The Central Park Conservancy was formed in 1980 to restore the Park after decades of decline. Today, the nonprofit manages the Park under a contract with the City of New York, and the Conservancy provides 75% of Central Park’s $67 million annual operating budget.


“We’ve raised and invested almost a billion dollars in the Park,” said Doug Blonsky, the outgoing President and CEO of the Central Park Conservancy. “It went from being one of the worst parks in the world and one of the most dangerous to the most beautiful and most used.”


In an open letter sent to Central Park Conservancy newsletter recipients on the morning of the Taste event, Blonsky announced that he’s stepping down from his post to transition to an advisory role on the Board of Trustees. When asked about his favorite Central Park memory, he noted, “I’ve been here for 32 years. That’s tough.” But he quickly pointed to his wife Mai Allan as the reason, noting, “She’s sitting right over there. I met my wife in Central Park.”


Initially opened in 1857, the park has been a National Historic Landmark since 1962. It encompasses 843 acres, and it now welcomes upward of 40 million people annually.


The Park offers a respite from city life, and attendees at the event reflected on where they’d most like to have a picnic. “Shakespeare Garden; and on the west side around 100th Street, there’s a little area called the pool. And the Harlem Meer is good too,” said Blonsky, who has seen every inch of the park about 100 times.


Dr. Donna and John Raggio had a different idea. “We have a bench in the Ramble,” said Dr. Donna. “Belvedere Castle,” said John. “Guess we’re eating separately,” Dr. Donna joked.


The logistics of a picnic were challenging given the wealth of possibilities. One couple suggested Bethesda Fountain, the same spot as the evening’s festivities.
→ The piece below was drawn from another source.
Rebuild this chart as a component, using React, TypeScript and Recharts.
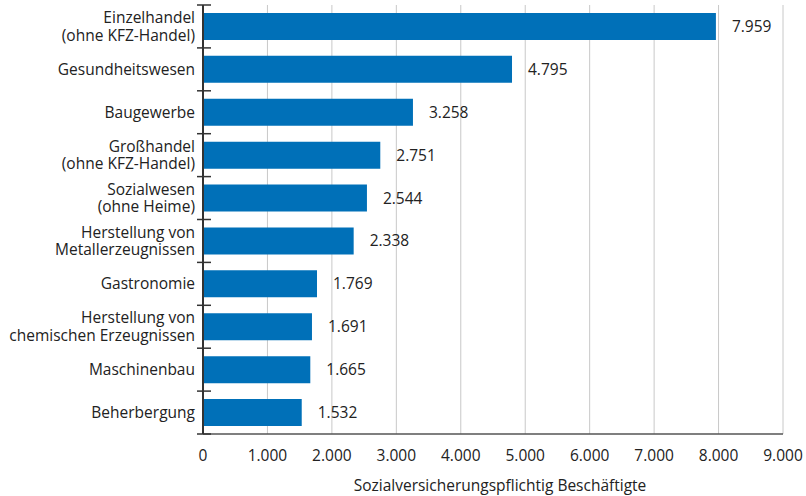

Though they toyed with the idea of putting their feet in the fountain once it’s drained in the cooler months, they eventually settled on a grassy spot just to the east of the Terrace.


“I would choose the North Meadow, which we used to call the dust bowl, but it’s not a dust ball anymore,” said Suzie Aijala, adding that it’s important to support the park because “[it’s] our front yard, our backyard and our childrens’ playground.”


“The Conservatory Garden,” said Miniter.


“My bench on the Literary Walk,” said Anne Harrison, former president of the Central Park Women’s Committee.


“Where in Central Park would I have a picnic? That’s like eating lunch at your desk,” joked one Central Park employee, before correcting himself and suggesting the East Meadow, as it offers a tranquil, pastoral setting.


Ellen Morton suggested Sheep Meadow because you can see expanses of the city from the lawn.


But Judy Hart Angelo offered perhaps the most insider answer—in the northwest corner of the park, there is a waterfall that feeds into a small stream. Much debate and Google mapping ensued to determine its exact location. But that’s for park-goers to explore.


This year’s Taste of Summer event chairmen also included Kelly and Joe Coffey, Kristy and Jonathan Korngold, Carol Sutton Lewis and William M. Lewis, Jr., Laurie and Jay Mandelbaum, Sylvester Miniter, and Melissa Vail and Norman C. Selby. They were joined by Chef David Burke, Chef Todd English, Patti Fast, Michael J. Fox and Tracy Pollan, Anne Harrison, Laura and Chris Heintz, Kim and Sean Klimczak, Elyse and Michael Newhouse, Liz and Jeff Peek, NYC Parks Commissioner Mitchell J. Silver, John Stossel, Kristen Swenson, Merryl and James Tisch, Suzy and Jack Welch.